Pricing your cards: Set your prices so you are getting a reasonable price for your work. Work out how long you spend working on a card, then decide how much you want to earn per hour. When working out your price take into account the following The time it takes to make, the cost of the materials, Overheads (such as stall rental, petrol etc.) If you can produce a card that has a competitive price and you are making a reasonable profit then youre onto a winner, if not then you need to rethink your design, examine the materials costs and time taken. Remember these are handmade products you are making, exclusive only from yourself and should be priced accordingly. You can increase profits by personalising your cards for individual customers. Try to keep the time of making your cards down, it is futile to spends hours making one card that you may only get a few pounds for. Generally less is best, keep things simple and dont use too many techniques on one card Ideally you should not be spending any more that 10 - 15 minutes per card.

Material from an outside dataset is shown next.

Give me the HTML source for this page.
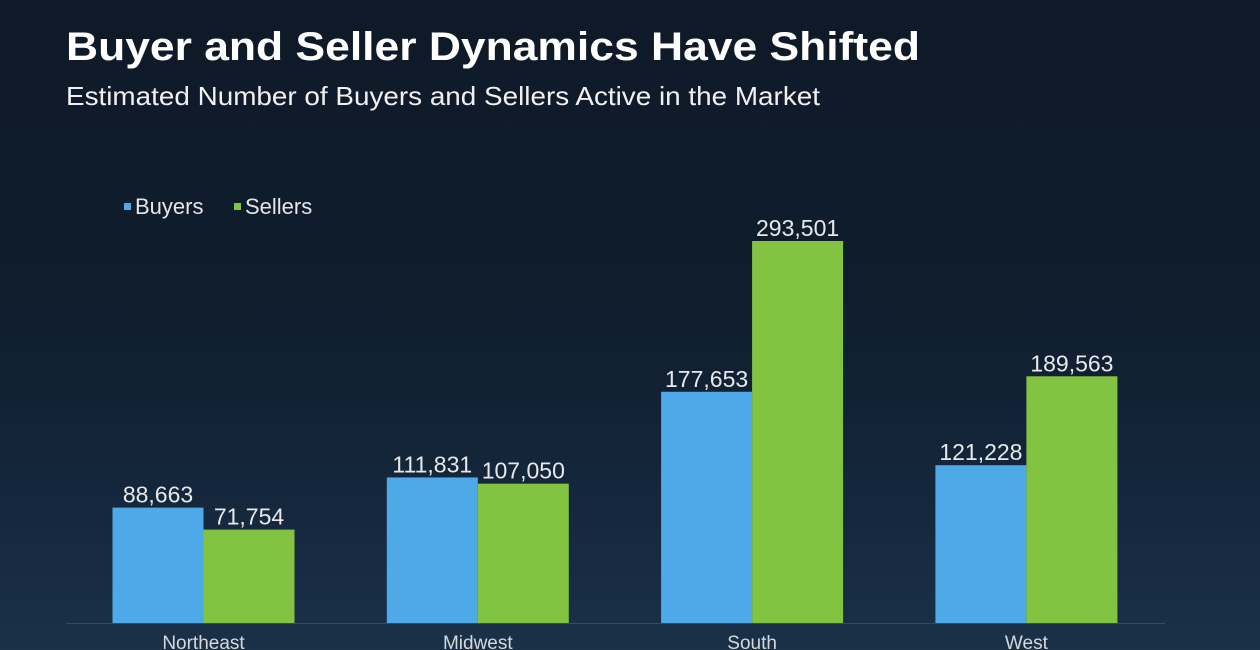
<!DOCTYPE html>
<html><head><meta charset="utf-8"><style>
html,body{margin:0;padding:0}
body{width:1260px;height:650px;overflow:hidden;background:linear-gradient(180deg,#0f1a28 0%,#0f1d2d 45%,#15283e 80%,#1a3148 100%);font-family:"Liberation Sans",Arial,sans-serif}
</style></head><body>
<svg id="chart" width="1260" height="650" xmlns="http://www.w3.org/2000/svg" font-family="Liberation Sans, Arial, sans-serif" style="display:block">
<text x="66" y="60" fill="#ffffff" font-size="40" font-weight="bold" textLength="854" lengthAdjust="spacingAndGlyphs">Buyer and Seller Dynamics Have Shifted</text>
<text x="66" y="105" fill="#f0f0f0" font-size="26" textLength="754" lengthAdjust="spacingAndGlyphs">Estimated Number of Buyers and Sellers Active in the Market</text>
<g>
<rect x="124" y="203" width="7" height="7" fill="#4ea9e8"/>
<text x="135" y="214" fill="#e6e6e6" font-size="22">Buyers</text>
<rect x="234" y="203" width="7" height="7" fill="#82c341"/>
<text x="245" y="214" fill="#e6e6e6" font-size="22">Sellers</text>
</g>
<line x1="66" y1="623.5" x2="1165" y2="623.5" stroke="#3a4a5c" stroke-width="1"/>
<g id="bars"></g>
</svg>
<script>
const categories = ["Northeast","Midwest","South","West"];
const buyers = [88663,111831,177653,121228];
const sellers = [71754,107050,293501,189563];
const seriesNames = ["buyers","sellers"];
const colors = ["#4ea9e8","#82c341"];

const baseY = 623, pxPerUnit = 382/293501;
const firstCenter = 203.5, groupStep = 274.3, barW = 91;
function yScale(v){ return baseY - v*pxPerUnit; }
function xCenter(i){ return firstCenter + i*groupStep; }

const NS = "http://www.w3.org/2000/svg";
const g = document.getElementById("bars");
[buyers, sellers].forEach((vals, s) => {
  vals.forEach((v, i) => {
    const x = xCenter(i) + (s === 0 ? -barW : 0);
    const r = document.createElementNS(NS, "rect");
    r.setAttribute("x", x); r.setAttribute("y", yScale(v));
    r.setAttribute("width", barW); r.setAttribute("height", baseY - yScale(v));
    r.setAttribute("fill", colors[s]);
    
    
    g.appendChild(r);
    const t = document.createElementNS(NS, "text");
    t.setAttribute("x", x + barW/2); t.setAttribute("y", yScale(v) - 5);
    t.setAttribute("text-anchor", "middle"); t.setAttribute("fill", "#e8e8e8");
    t.setAttribute("font-size", "23");
    t.textContent = v.toLocaleString("en-US");
    
    
    g.appendChild(t);
  });
});
categories.forEach((c, i) => {
  const t = document.createElementNS(NS, "text");
  t.setAttribute("x", xCenter(i)); t.setAttribute("y", 649);
  t.setAttribute("text-anchor", "middle"); t.setAttribute("fill", "#d8d8d8");
  t.setAttribute("font-size", "19");
  t.textContent = c;
  
  
  g.appendChild(t);
});
</script>
</body></html>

Copyright, how to protect your work Your work can only be original if it is the result of independent creative effort. It is not original if it has been copied from something that already exists. Copyright protection is automatic as soon as there is a record in any form of what has been created, you do not have to register your work. A copy of the work can be sent yourself a copy by recorded delivery post, this gives a clear date stamp on the envelope, make sure to leave the envelope unopened and in a safe place Note, this does not prove that the work is original or created by you, but it is useful to show that the particular work was in your possession at a particular date. Also make sure to use the international copyright symbol © followed by your name and year of production.
Suggested outlets for retailing your cards card and gift shops, off licences, post offices, florists, cafes, hairdressers, barbers, petrol stations, shelters housing for the elderly, local shops, haberdashers, local markets, art galleries, coffee shops, party plan, car boot sales and craft fairs.

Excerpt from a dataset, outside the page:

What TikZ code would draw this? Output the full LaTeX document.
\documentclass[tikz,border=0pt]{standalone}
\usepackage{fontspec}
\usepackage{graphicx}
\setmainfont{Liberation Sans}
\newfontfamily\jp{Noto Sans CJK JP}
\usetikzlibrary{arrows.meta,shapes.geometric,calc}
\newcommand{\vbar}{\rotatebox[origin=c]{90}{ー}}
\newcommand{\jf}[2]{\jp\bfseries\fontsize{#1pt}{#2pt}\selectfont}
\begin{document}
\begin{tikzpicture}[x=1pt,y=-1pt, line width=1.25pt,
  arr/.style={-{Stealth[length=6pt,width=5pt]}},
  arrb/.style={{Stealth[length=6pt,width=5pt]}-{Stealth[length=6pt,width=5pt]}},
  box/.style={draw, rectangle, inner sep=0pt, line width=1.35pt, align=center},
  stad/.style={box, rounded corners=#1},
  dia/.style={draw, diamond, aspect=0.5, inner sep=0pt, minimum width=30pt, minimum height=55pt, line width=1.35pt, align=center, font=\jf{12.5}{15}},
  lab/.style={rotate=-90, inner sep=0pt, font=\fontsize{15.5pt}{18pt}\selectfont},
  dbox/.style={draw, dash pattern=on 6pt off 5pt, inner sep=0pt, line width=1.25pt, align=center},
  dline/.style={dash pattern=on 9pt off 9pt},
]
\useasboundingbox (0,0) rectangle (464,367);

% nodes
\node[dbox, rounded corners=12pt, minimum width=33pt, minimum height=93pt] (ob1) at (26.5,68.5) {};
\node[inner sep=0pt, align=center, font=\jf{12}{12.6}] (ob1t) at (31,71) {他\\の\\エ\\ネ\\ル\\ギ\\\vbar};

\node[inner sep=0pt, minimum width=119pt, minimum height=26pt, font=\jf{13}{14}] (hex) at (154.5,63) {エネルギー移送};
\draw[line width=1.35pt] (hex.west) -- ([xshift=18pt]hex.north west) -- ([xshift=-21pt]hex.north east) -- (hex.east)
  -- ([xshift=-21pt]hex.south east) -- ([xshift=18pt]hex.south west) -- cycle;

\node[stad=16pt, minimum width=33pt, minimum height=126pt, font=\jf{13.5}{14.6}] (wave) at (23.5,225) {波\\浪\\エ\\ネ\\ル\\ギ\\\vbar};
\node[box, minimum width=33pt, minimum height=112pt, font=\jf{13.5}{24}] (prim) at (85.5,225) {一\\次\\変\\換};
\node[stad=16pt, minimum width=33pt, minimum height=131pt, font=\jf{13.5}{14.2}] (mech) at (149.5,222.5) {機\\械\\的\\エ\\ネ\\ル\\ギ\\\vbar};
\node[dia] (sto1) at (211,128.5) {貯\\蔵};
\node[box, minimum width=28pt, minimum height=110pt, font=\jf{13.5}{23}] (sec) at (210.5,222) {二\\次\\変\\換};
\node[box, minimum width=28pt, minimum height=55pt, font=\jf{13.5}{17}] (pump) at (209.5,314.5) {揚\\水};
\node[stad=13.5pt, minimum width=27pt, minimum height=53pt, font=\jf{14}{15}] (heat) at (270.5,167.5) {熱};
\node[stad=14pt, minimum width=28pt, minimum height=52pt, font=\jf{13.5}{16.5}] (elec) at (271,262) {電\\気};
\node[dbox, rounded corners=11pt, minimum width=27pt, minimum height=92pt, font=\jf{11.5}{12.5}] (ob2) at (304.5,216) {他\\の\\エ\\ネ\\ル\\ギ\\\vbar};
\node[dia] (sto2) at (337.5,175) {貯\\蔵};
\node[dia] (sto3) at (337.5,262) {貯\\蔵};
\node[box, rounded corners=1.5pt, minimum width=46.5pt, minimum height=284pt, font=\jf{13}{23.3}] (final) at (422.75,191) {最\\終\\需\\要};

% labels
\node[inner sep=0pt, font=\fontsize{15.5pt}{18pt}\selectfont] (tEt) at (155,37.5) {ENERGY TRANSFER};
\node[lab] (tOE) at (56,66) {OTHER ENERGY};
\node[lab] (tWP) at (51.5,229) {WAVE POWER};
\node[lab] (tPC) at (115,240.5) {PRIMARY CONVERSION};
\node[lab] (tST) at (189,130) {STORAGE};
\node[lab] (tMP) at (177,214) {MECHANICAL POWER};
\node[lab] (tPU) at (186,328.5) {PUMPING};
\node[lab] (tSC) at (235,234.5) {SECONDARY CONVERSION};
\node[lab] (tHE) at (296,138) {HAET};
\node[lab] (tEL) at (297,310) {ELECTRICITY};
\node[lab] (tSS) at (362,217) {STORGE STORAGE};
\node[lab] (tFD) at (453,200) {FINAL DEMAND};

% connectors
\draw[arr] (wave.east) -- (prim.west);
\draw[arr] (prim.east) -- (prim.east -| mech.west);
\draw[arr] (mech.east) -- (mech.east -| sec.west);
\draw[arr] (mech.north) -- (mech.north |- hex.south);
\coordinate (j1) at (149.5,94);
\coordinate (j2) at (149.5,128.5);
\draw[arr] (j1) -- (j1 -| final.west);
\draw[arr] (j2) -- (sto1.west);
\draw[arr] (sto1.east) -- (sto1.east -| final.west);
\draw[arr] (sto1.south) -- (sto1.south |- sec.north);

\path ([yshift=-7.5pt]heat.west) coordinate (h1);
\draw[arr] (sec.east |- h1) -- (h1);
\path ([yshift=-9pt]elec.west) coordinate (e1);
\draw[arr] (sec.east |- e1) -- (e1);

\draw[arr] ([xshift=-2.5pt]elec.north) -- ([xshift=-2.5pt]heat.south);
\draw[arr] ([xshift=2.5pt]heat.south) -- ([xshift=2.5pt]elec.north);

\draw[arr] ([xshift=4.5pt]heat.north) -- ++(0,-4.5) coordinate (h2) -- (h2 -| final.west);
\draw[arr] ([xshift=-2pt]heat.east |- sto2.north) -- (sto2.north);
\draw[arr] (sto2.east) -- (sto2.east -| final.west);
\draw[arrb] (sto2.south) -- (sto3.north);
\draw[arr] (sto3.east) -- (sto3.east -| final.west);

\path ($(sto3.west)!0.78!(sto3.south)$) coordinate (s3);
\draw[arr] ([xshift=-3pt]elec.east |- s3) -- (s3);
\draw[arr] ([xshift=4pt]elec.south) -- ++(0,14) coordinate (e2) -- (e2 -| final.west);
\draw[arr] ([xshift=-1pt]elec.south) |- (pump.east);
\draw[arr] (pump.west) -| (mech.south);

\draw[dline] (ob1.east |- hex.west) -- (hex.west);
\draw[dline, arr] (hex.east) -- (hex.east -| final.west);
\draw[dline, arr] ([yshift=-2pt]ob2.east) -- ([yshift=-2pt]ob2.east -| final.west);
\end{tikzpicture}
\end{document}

Build a Web site Showcasing your Designs: Make sure you have high quality photographs showing the quality of your designs. Categorize your card pages for different occasions, so you can maximize on people seeking cards through search engines. Link to as many web sites as you can.
Developing a portfolio / album - If you wish to make cards for an income make sure you have a wide range of designs, so there is plenty of choice. Save a copy or picture of every card you make as a record and reference for future projects. Stick to major occasions such as Birthdays (esp. 30th, 40th 50th and 21st)Weddings, Births and Christenings, Anniversaries, Mothers Day, Get Well, Friendship, Easter and Sympathy. Christmas ones will sell better if you personalise them for family and relatives. A major market for many card makers is for Weddings to include cards for the following: Wedding invitations, Reception invitations, Place cards, Thank you cards, Menus, Orders of service, Reply cards.
You will get sales like any other way you do business !!! Cold-calling, advertising, press releases, direct mail, phone solicitation, word of mouth.